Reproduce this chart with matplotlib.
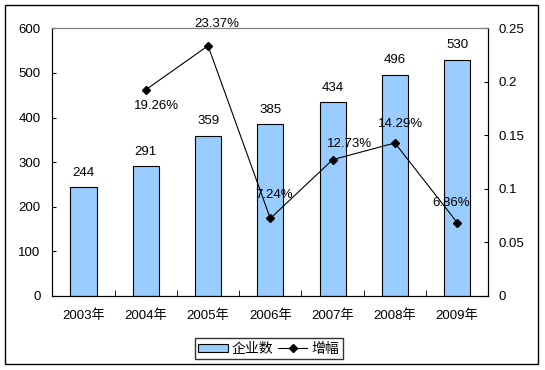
import numpy as np
import matplotlib
matplotlib.use("Agg")
import matplotlib.pyplot as plt
from matplotlib.patches import Rectangle, Patch
from matplotlib.lines import Line2D

plt.rcParams['font.family'] = ['Liberation Sans', 'Noto Sans CJK SC', 'DejaVu Sans']

years = ["2003年", "2004年", "2005年", "2006年", "2007年", "2008年", "2009年"]
counts = [244, 291, 359, 385, 434, 496, 530]
growth = [None, 0.1926, 0.2337, 0.0724, 0.1273, 0.1429, 0.0686]
growth_labels = ["", "19.26%", "23.37%", "7.24%", "12.73%", "14.29%", "6.86%"]
# label offsets in points (dx, dy) relative to each line point
label_offsets = [(0, 0), (8, -12), (6, 16), (3, 17), (12, 11), (4, 14), (-4, 14)]

fig = plt.figure(figsize=(5.45, 3.7), dpi=100)
ax = fig.add_axes([0.096, 0.2, 0.80, 0.7235])
ax2 = ax.twinx()

x = np.arange(len(years))
ax.bar(x, counts, width=0.42, color="#99ccff", edgecolor="black", linewidth=0.8, zorder=2)
for xi, c in zip(x, counts):
    ax.annotate(str(c), (xi, c), xytext=(0, 6), textcoords="offset points",
                ha="center", va="bottom", fontsize=9.5)

ax.set_xlim(-0.5, len(years) - 0.5)
ax.set_ylim(0, 600)
ax.set_yticks(range(0, 601, 100))
ax.set_xticks(x)
ax.set_xticklabels(years, fontsize=9.5)
ax.set_xticks(np.arange(-0.5, len(years), 1), minor=True)
ax.tick_params(axis="x", which="major", length=0, pad=10)
ax.tick_params(axis="x", which="minor", length=4, direction="in")
ax.tick_params(axis="y", length=3, direction="in", labelsize=9.5, pad=8.5)

gx = [xi for xi, g in zip(x, growth) if g is not None]
gy = [g for g in growth if g is not None]
ax2.plot(gx, gy, color="black", lw=0.8, marker="D", ms=4, zorder=3)
for xi, g, lab, off in zip(x, growth, growth_labels, label_offsets):
    if g is None:
        continue
    ax2.annotate(lab, (xi, g), xytext=off, textcoords="offset points",
                 ha="center", va="center", fontsize=9.5)
ax2.set_ylim(0, 0.25)
ax2.set_yticks([0, 0.05, 0.1, 0.15, 0.2, 0.25])
ax2.set_yticklabels(["0", "0.05", "0.1", "0.15", "0.2", "0.25"])
ax2.tick_params(axis="y", length=3, direction="in", labelsize=9.5, pad=7.5)

for a in (ax, ax2):
    a.spines["top"].set_color("#808080")
    for s in ("left", "right", "bottom"):
        a.spines[s].set_color("black")

handles = [Patch(facecolor="#99ccff", edgecolor="black", linewidth=0.8),
           Line2D([0], [0], color="black", lw=0.8, marker="D", ms=4)]
fig.legend(handles, ["企业数", "增幅"], loc="center", bbox_to_anchor=(0.4936, 0.0573),
           ncol=2, fontsize=10, frameon=True, fancybox=False, edgecolor="black",
           handlelength=2.1, handleheight=0.55, handletextpad=0.32, columnspacing=0.34,
           borderpad=0.25, borderaxespad=0)

fig.patches.append(Rectangle((0.0097, 0.0162), 0.977, 0.9695, transform=fig.transFigure,
                             fill=False, edgecolor="black", linewidth=1))

fig.savefig("out.png", dpi=100)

::::::::::

### The problem
Return, unchanged, the lines from the first line of the material through the line that holds "plt.rcParams['font.family'] = ['Liberation", inclusive, omitting pictures.

### Written solution
Reproduce this chart with matplotlib.
import numpy as np
import matplotlib
matplotlib.use("Agg")
import matplotlib.pyplot as plt
from matplotlib.patches import Rectangle, Patch
from matplotlib.lines import Line2D

plt.rcParams['font.family'] = ['Liberation Sans', 'Noto Sans CJK SC', 'DejaVu Sans']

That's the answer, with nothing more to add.